LMNL syntax

From LMNLWiki

This document describes the LMNL syntax, which is a syntax that can be used to represent LMNL data models. It isn't the only syntax that could be used with LMNL data models, but it's fairly simple and it covers all possible LMNL data models, which gives it an advantage over XML syntax, for example. See also Alternative Syntaxes.

This page contains a brief guide. For full details, see Detailed LMNL syntax.

Text

LMNL documents can contain any text you like as native Unicode characters. Character references can be used for characters that you don't want to include as native characters. These are a special kind of atom. For example

{{#xA0}}

indicates a non-breaking space.

Certain characters are significant in LMNL. These can be escaped with character references, or more mnemonically thus:

character atom
[ {{#lsqb}}
{ {{#lcub}}

Other characters that are used in LMNL syntax but don't have to be escaped also have standard atoms as follows

character atom
] {{#rsqb}}
} {{#rcub}}

Ranges

LMNL documents contain ranges, whose start and end are indicated by start and end tags. A range usually looks like:

...[foo}...{foo]...

where [foo} is the start tag and {foo] is the end tag. The name of the range is a qualified name, resolved using the namespaces for the document.
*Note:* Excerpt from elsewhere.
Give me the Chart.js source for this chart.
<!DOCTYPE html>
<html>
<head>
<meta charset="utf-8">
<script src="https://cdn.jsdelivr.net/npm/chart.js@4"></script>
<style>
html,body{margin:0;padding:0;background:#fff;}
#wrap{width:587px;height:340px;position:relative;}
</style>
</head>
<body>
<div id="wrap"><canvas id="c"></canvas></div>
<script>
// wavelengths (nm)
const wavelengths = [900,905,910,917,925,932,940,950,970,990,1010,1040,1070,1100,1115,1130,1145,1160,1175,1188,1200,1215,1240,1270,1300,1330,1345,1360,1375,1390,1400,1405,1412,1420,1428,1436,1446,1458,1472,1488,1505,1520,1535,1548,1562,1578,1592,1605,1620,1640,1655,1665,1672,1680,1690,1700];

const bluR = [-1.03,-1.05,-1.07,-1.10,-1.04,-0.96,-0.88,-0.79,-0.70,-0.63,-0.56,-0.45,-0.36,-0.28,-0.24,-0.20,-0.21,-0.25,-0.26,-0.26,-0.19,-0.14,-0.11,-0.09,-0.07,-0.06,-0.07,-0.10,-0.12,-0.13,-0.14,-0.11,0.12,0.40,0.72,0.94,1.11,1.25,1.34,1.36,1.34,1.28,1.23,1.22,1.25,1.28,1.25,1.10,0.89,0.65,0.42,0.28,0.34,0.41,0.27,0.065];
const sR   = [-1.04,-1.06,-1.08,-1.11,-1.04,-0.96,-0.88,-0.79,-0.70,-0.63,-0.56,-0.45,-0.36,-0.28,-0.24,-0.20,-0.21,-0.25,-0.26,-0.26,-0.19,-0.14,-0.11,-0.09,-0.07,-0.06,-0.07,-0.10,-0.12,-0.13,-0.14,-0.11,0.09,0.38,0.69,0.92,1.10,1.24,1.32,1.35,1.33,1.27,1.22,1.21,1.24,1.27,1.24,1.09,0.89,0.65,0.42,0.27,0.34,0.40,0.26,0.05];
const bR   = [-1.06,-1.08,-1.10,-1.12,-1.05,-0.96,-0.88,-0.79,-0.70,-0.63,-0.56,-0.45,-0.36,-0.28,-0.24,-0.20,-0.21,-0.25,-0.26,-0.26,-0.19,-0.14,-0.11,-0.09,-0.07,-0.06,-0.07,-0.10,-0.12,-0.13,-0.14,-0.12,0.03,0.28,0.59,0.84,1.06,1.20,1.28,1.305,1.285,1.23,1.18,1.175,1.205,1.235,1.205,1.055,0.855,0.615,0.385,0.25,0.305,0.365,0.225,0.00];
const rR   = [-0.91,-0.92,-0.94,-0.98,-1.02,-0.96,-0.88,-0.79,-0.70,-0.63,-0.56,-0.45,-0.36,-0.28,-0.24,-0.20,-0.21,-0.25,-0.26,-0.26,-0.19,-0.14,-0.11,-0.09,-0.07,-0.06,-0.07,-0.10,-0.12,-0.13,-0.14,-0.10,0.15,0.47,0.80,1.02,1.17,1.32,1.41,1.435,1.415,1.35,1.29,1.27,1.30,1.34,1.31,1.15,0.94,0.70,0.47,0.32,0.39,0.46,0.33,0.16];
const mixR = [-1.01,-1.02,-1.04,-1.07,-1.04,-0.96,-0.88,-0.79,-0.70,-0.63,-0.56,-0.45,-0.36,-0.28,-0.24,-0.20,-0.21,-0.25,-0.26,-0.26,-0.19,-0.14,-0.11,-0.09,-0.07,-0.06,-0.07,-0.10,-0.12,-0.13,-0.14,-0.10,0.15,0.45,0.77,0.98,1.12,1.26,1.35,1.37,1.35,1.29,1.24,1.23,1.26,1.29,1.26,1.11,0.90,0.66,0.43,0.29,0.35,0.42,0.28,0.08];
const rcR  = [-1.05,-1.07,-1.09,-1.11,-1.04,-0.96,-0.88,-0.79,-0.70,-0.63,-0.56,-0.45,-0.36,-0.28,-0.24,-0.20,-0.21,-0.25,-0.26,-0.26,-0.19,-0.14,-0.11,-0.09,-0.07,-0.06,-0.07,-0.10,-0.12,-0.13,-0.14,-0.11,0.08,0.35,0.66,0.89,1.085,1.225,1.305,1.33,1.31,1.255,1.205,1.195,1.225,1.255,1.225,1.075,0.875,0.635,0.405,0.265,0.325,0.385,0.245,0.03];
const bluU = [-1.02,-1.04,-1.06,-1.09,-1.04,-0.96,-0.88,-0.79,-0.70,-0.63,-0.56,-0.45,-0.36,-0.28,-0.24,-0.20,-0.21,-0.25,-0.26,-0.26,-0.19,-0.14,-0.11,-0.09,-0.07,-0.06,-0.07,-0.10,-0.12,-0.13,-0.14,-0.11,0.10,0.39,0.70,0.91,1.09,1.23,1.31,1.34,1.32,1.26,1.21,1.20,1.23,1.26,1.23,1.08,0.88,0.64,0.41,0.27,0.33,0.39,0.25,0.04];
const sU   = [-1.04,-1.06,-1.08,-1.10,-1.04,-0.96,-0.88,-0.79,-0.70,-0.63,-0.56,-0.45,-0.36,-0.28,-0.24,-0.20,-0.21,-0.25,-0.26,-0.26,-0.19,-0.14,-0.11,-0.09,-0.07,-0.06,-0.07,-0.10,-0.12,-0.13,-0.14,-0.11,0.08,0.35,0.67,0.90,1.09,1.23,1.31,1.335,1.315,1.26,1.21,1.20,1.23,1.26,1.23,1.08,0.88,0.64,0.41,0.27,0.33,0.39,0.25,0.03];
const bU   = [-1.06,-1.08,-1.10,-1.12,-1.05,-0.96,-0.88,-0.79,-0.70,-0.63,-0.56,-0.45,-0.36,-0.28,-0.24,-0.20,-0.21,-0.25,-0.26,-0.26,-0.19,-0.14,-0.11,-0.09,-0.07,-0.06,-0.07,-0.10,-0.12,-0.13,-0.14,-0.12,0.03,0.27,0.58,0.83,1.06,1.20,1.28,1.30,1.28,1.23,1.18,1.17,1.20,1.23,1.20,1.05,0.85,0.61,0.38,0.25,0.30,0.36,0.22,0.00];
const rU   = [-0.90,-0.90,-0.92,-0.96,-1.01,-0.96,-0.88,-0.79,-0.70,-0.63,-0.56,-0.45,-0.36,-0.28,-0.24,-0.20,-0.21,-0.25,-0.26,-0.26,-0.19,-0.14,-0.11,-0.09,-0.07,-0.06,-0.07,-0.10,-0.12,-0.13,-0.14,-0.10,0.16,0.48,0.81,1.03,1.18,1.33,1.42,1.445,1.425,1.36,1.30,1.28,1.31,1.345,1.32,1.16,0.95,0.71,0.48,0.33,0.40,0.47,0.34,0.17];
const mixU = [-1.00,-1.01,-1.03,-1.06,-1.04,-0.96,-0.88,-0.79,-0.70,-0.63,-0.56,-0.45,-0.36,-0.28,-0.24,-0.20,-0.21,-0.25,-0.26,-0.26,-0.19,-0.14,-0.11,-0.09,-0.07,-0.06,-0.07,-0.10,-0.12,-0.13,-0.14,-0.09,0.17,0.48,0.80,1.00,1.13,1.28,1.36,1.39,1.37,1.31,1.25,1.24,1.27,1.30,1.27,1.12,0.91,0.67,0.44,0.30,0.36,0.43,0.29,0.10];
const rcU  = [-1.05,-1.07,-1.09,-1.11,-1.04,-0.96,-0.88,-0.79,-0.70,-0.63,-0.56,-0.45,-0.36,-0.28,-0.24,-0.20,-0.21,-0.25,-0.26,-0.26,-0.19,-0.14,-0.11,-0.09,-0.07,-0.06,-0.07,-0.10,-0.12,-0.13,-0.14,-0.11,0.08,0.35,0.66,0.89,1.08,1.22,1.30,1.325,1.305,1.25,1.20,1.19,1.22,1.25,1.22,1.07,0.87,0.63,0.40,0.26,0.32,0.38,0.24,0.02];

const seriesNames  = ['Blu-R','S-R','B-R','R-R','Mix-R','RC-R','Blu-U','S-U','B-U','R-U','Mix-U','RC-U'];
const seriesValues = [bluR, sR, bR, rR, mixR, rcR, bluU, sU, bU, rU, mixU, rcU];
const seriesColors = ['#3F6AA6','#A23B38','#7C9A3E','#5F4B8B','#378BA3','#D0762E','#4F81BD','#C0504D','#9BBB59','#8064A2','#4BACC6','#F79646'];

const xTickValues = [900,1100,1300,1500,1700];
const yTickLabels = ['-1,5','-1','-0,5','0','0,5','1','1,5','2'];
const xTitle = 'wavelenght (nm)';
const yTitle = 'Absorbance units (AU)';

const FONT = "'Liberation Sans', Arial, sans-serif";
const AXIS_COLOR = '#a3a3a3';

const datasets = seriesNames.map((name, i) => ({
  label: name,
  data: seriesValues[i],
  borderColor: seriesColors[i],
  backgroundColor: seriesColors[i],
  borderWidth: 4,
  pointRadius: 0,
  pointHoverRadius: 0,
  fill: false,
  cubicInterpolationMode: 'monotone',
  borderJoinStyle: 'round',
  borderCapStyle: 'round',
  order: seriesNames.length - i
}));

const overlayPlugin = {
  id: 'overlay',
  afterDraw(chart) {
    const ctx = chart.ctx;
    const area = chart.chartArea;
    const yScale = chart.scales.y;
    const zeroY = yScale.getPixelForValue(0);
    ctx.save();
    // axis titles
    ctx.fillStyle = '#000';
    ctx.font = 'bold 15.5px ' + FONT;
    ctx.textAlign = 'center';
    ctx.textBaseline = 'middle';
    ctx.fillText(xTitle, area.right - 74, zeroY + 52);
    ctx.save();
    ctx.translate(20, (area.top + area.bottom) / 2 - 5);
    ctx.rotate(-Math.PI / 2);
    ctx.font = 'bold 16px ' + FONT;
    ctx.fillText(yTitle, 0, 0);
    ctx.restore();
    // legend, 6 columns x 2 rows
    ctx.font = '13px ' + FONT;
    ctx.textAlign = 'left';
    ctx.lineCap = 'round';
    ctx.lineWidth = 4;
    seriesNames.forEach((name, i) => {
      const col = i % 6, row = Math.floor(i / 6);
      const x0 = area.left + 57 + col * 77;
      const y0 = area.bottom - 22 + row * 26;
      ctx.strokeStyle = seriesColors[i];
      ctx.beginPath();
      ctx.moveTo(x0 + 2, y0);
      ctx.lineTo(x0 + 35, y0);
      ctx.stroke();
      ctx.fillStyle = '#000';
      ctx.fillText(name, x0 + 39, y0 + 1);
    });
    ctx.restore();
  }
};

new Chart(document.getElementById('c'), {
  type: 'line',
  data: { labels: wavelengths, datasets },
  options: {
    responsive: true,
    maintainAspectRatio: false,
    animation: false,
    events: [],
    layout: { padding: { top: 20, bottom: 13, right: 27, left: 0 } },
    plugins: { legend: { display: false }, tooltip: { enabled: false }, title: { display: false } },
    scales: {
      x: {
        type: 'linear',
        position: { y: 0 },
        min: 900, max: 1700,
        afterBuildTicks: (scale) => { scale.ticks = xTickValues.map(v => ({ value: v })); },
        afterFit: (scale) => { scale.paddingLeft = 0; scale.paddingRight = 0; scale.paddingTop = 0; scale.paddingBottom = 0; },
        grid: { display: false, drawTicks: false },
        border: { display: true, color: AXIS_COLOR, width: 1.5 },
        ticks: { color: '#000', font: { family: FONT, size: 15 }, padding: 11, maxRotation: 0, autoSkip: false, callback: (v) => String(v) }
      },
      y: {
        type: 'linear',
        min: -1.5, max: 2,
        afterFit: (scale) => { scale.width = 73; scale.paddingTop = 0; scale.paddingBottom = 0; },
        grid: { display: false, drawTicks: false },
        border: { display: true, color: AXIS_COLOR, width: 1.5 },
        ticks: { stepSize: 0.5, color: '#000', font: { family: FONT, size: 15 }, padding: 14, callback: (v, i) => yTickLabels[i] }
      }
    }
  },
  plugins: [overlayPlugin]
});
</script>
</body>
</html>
To handle cases where ranges with the same name overlap, you can supply an ID for a range. The ID is a non-colonized name. IDs must be unique within a document: no two start-tags can have the same ID, and no two end-tags can have the same ID.

...[foo=a}...[foo=b}...{foo=a]...{foo=b]...

You can have anonymous ranges, which don't have a name. These will usually have annotations on them.

Annotations

Ranges can have annotations. These live in the start and end tags of the range. The start and end of an annotation is indicated by a start and end tag just like a range. Here, for example, the [foo] range has a [bar] annotation.

[foo [bar}...{bar]}...{foo]

You can use the shorthand {] for the end of an annotation. The above is equivalent to

[foo [bar}...{]}...{foo]

Annotations can have annotations themselves; these live in the start and end tags of the annotation. For example, here the [bar] annotation on the [foo] range has a [baz] annotation.

[foo [bar [baz}...{]}...{]}...{foo]

Annotations can also contain ranges. Here, the [bar] annotation on the [foo] range contains a [baz] range.

[foo [bar}...[baz}...{baz]...{]}...{foo]

You can have anonymous annotations. Annotations cannot overlap.

Atoms

The content of a document may contain media other than characters, such as images, audio, video and so on. These are called atoms and have the syntax

{{foo}}

Atoms do not have any content, but can have annotations. For example

{{img [src}example.gif{]}}

You can have anonymous atoms.

An atom of the form {{#xhexnum}} is equivalent to a character whose Unicode codepoint is hexnum.

Namespaces

All LMNL names may contain a single colon separating the prefix from the localpart. If there is no such colon, the prefix is said to be empty. Names must not contain colons otherwise.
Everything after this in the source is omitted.